Toyota Motor Corp. (IW 1000/6) President Akio Toyoda said he’ll take U.S. President-elect Donald Trump’s decisions into account when planning for the automaker’s Mexico operations, after Ford Motor Co. scrapped plans to build a new plant there.

Toyoda told reporters at a New Year’s gathering that he’ll handle the situation after understanding it better, when asked for a reaction to the news that Ford had canceled a plan to build a $1.6 billion plant in Mexico following criticism by Trump. Toyota has a new factory in Mexico that is scheduled to begin producing Corolla cars in 2019.

The chief of Japan’s largest automaker said that he’s always thinking about boosting U.S. production, regardless of the political situation in the country. Toyota wants to be a good company for U.S. citizens and that’s in the same direction as Trump, who’s said he wants to make America stronger, Toyoda said.

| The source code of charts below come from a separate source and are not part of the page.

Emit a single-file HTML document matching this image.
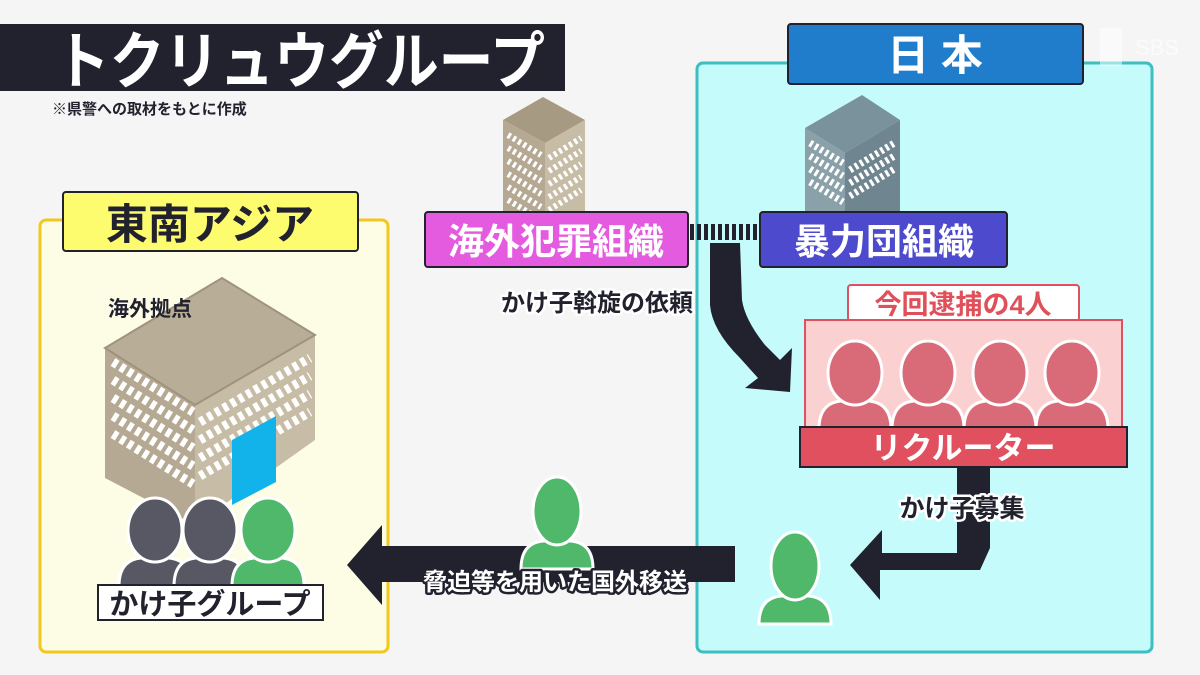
<!DOCTYPE html>
<html><head><meta charset="utf-8"><style>
html,body{margin:0;padding:0;background:#f5f5f5;}
svg{display:block;font-family:"Liberation Sans","Noto Sans CJK JP",sans-serif;font-weight:bold;}
</style></head><body>
<svg width="1200" height="675" viewBox="0 0 1200 675" xmlns="http://www.w3.org/2000/svg">
<defs>
<g id="p">
<path d="M-36,34 Q-36,8 -14,6 L14,6 Q36,8 36,34 Z" stroke="#fff" stroke-width="3"/>
<ellipse cx="0" cy="-22" rx="27" ry="32" stroke="#fff" stroke-width="3"/>
</g>
<g id="pg">
<path d="M-36,34 Q-36,8 -14,6 L14,6 Q36,8 36,34 Z" fill="#4fb86a" stroke="#fff" stroke-width="3"/>
<ellipse cx="0" cy="-24" rx="24" ry="34" fill="#4fb86a" stroke="#fff" stroke-width="3"/>
</g>
</defs>
<rect width="1200" height="675" fill="#f5f5f5"/>
<!-- title -->
<rect x="0" y="24" width="565" height="67" fill="#22222f"/>
<text x="300" y="83" font-size="62" fill="#fff" text-anchor="middle" textLength="490" lengthAdjust="spacingAndGlyphs">トクリュウグループ</text>
<text x="52" y="114" font-size="15" fill="#22222f">※県警への取材をもとに作成</text>

<!-- Japan region -->
<rect x="697" y="63" width="455" height="589" rx="6" fill="#c6fbfc" stroke="#3cbfc0" stroke-width="3"/>
<rect x="788" y="24" width="295" height="60" rx="3" fill="#1f7dcb" stroke="#22222f" stroke-width="2"/>
<text x="935" y="70" font-size="42" fill="#fff" text-anchor="middle">日 本</text>
<text x="1135" y="55" font-size="22" fill="#fff" opacity="0.6" font-weight="normal">SBS</text>
<rect x="1100" y="28" width="22" height="38" fill="#fff" opacity="0.5"/>

<!-- SE Asia region -->
<rect x="40" y="220" width="348" height="432" rx="6" fill="#fdfde6" stroke="#f2c81a" stroke-width="3"/>
<rect x="63" y="192" width="295" height="59" rx="3" fill="#fdfc6e" stroke="#22222f" stroke-width="2"/>
<text x="210" y="239" font-size="42" fill="#22222f" text-anchor="middle">東南アジア</text>

<!-- big building -->
<polygon points="105,348 195,405 195,525 105,478" fill="#b5a993"/>
<polygon points="195,405 315,335 315,440 195,525" fill="#c7bca5"/>
<polygon points="105,348 222,278 315,335 195,405" fill="#b8ad96" stroke="#9f937d" stroke-width="2"/>
<path d="M113,362 l80,50 M113,380 l80,50 M113,398 l80,50 M113,416 l80,50 M113,434 l80,50" stroke="#fff" stroke-width="9" stroke-dasharray="5 4"/>
<path d="M200,422 l110,-64 M200,440 l110,-64 M200,458 l110,-64 M200,476 l110,-64" stroke="#fff" stroke-width="9" stroke-dasharray="5 4"/>
<polygon points="232,440 276,416 276,482 232,505" fill="#12b3ea"/>
<text x="108" y="316" font-size="21" fill="#22222f">海外拠点</text>

<!-- people left -->
<g transform="translate(155,552)" fill="#575864"><use href="#p"/></g>
<g transform="translate(210,552)" fill="#575864"><use href="#p"/></g>
<g transform="translate(268,552)" fill="#4fb86a"><use href="#p"/></g>
<rect x="98" y="585" width="225" height="35" fill="#fff" stroke="#22222f" stroke-width="2"/>
<text x="210" y="614" font-size="29" fill="#22222f" text-anchor="middle">かけ子グループ</text>

<!-- small buildings -->
<polygon points="503,120 543,97 585,120 545,143" fill="#a69a82"/>
<polygon points="503,120 545,143 545,215 503,215" fill="#b5a993"/>
<polygon points="545,143 585,120 585,215 545,215" fill="#c7bca5"/>
<path d="M508,135 l33,20 M508,148 l33,20 M508,161 l33,20 M508,174 l33,20 M508,187 l33,20 M508,200 l33,20" stroke="#fff" stroke-width="6" stroke-dasharray="3 3"/>
<path d="M549,158 l32,-20 M549,171 l32,-20 M549,184 l32,-20 M549,197 l32,-20 M549,210 l32,-20" stroke="#fff" stroke-width="6" stroke-dasharray="3 3"/>

<polygon points="805,128 862,95 900,120 845,153" fill="#7a929c"/>
<polygon points="805,128 845,153 845,215 805,215" fill="#8aa1aa"/>
<polygon points="845,153 900,120 900,215 845,215" fill="#6f858f"/>
<path d="M810,143 l33,20 M810,156 l33,20 M810,169 l33,20 M810,182 l33,20" stroke="#fff" stroke-width="7" stroke-dasharray="3 3"/>
<path d="M850,170 l46,-28 M850,183 l46,-28 M850,196 l46,-28" stroke="#fff" stroke-width="7" stroke-dasharray="3 3"/>

<!-- org boxes -->
<rect x="425" y="212" width="263" height="55" rx="3" fill="#e55be0" stroke="#22222f" stroke-width="2"/>
<text x="556" y="254" font-size="36" fill="#fff" text-anchor="middle">海外犯罪組織</text>
<line x1="690" y1="232" x2="758" y2="232" stroke="#22222f" stroke-width="16" stroke-dasharray="4 3"/>
<rect x="760" y="212" width="247" height="55" rx="3" fill="#4d4acd" stroke="#22222f" stroke-width="2"/>
<text x="884" y="254" font-size="36" fill="#fff" text-anchor="middle">暴力団組織</text>

<!-- arrow down-right -->
<path d="M710,243 L740,243 L742,300 Q745,320 765,345 L780,360 L792,348 L790,392 L745,388 L758,378 L740,358 Q712,330 710,305 Z" fill="#22222f"/>
<text x="597" y="311" font-size="24" fill="#22222f" stroke="#fff" stroke-width="5" paint-order="stroke" text-anchor="middle" stroke-linejoin="round">かけ子斡旋の依頼</text>

<!-- arrested -->
<rect x="848" y="285" width="231" height="36" rx="3" fill="#fff" stroke="#e05060" stroke-width="2"/>
<text x="963" y="314" font-size="27" fill="#e0505a" text-anchor="middle">今回逮捕の4人</text>
<rect x="805" y="320" width="317" height="110" fill="#fbd0d0" stroke="#e05060" stroke-width="2"/>
<g fill="#d96a78">
<g transform="translate(855,395)"><use href="#p"/></g>
<g transform="translate(928,395)"><use href="#p"/></g>
<g transform="translate(1000,395)"><use href="#p"/></g>
<g transform="translate(1072,395)"><use href="#p"/></g>
</g>
<rect x="800" y="427" width="327" height="40" fill="#e0505e" stroke="#22222f" stroke-width="2"/>
<text x="963" y="459" font-size="31" fill="#fff" text-anchor="middle">リクルーター</text>

<!-- recruit arrow -->
<path d="M957,467 L990,467 L990,548 L980,570 L880,570 L880,600 L850,565 L882,530 L882,553 L957,553 Z" fill="#22222f"/>
<text x="962" y="517" font-size="25" fill="#22222f" stroke="#fff" stroke-width="5" paint-order="stroke" text-anchor="middle" stroke-linejoin="round">かけ子募集</text>
<g transform="translate(795,590)"><use href="#pg"/></g>

<!-- big left arrow -->
<polygon points="735,546 382,546 382,525 347,565 382,605 382,582 735,582" fill="#22222f"/>
<g transform="translate(557,535)"><use href="#pg"/></g>
<text x="555" y="590" font-size="24" fill="#fff" stroke="#22222f" stroke-width="5" paint-order="stroke" text-anchor="middle" stroke-linejoin="round">脅迫等を用いた国外移送</text>
</svg>
</body></html>
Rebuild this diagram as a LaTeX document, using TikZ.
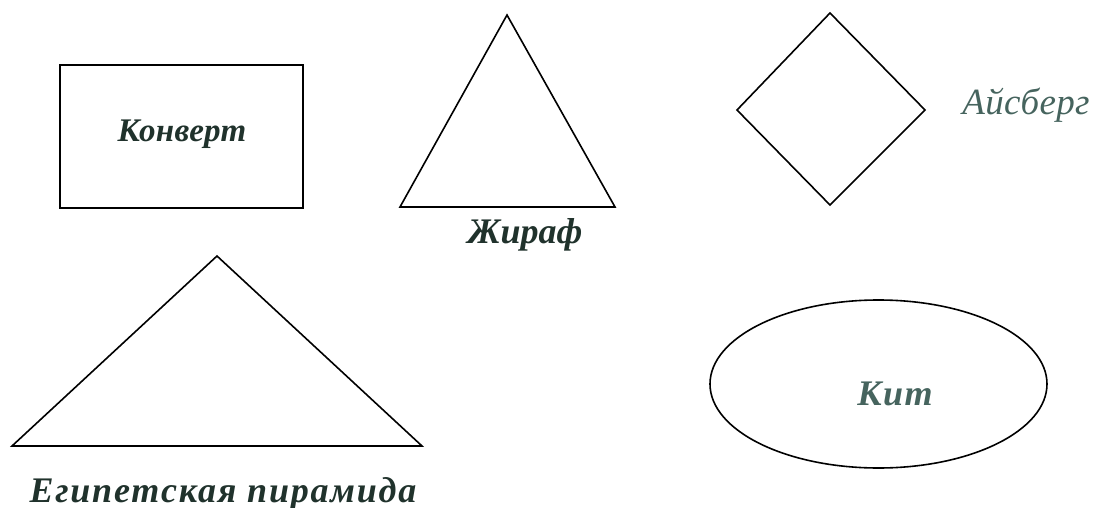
\documentclass[tikz,border=0pt]{standalone}
\usepackage{fontspec}
\setmainfont{Liberation Serif}
\usetikzlibrary{shapes.geometric}
\definecolor{labelslate}{RGB}{32,50,44}
\definecolor{labelteal}{RGB}{70,100,94}
% size, letter spacing
\newcommand{\labelfont}[2]{\fontsize{#1}{#1}\selectfont\addfontfeature{LetterSpace=#2}\itshape}

\begin{document}
\begin{tikzpicture}[
  x=1pt, y=-1pt,
  outline/.style={draw=black, line width=1.6pt, line join=miter},
  shapelabel/.style={anchor=base, inner sep=0pt, text=labelslate},
  lightlabel/.style={shapelabel, text=labelteal}
]
\useasboundingbox (0,0) rectangle (1106,508);

% shapes
\node[outline, rectangle, minimum width=243pt, minimum height=143pt] (envelope)
  at (181.5,136.5) {};
\draw[outline] (507,15) coordinate (giraffetop) -- (615,207) -- (400,207) -- cycle;
\draw[outline] (830,13) coordinate (icetop) -- (925,110) -- (830,205) -- (737,110) -- cycle;
\draw[outline] (217,256) coordinate (pyramidtop) -- (422,446) -- (12,446) -- cycle;
\node[outline, ellipse, minimum width=337pt, minimum height=168pt] (whale)
  at (878.5,384) {};

% labels
\node[shapelabel, font=\labelfont{33}{1}\bfseries] (envelopelbl) at (182,142) {Конверт};
\node[shapelabel, font=\labelfont{36}{0}\bfseries] (giraffelbl) at (525,243) {Жираф};
\node[lightlabel, font=\labelfont{37}{1}] (icelbl) at (1026,115) {Айсберг};
\node[lightlabel, font=\labelfont{36}{4}\bfseries] (whalelbl) at (895,405) {Кит};
\node[shapelabel, font=\labelfont{36}{5}\bfseries] (pyramidlbl) at (223,502)
  {Египетская пирамида};
\end{tikzpicture}
\end{document}
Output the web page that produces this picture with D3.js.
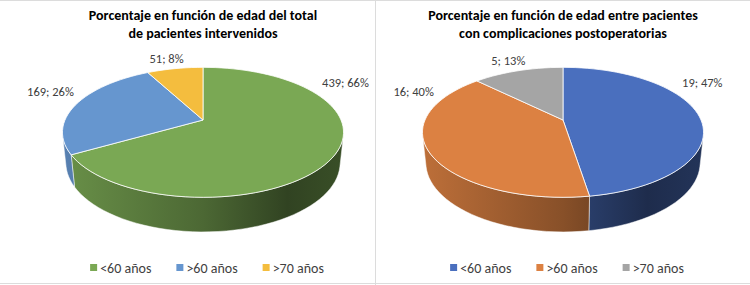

The threat of a tariff on Mexico-made exports to the U.S. is weighing on investment decisions in the auto industry. Besides Ford, Trump has threatened to punish General Motors Co. for building a version of its Cruze compact in Mexico, rekindling a months-old feud with the auto industry.

Separately, Fuji Heavy Industries Ltd. President Yasuyuki Yoshinaga said he doesn’t think U.S. protectionism is good for Japan. The maker of Subaru vehicles has no plans to build a factory in Mexico, he said.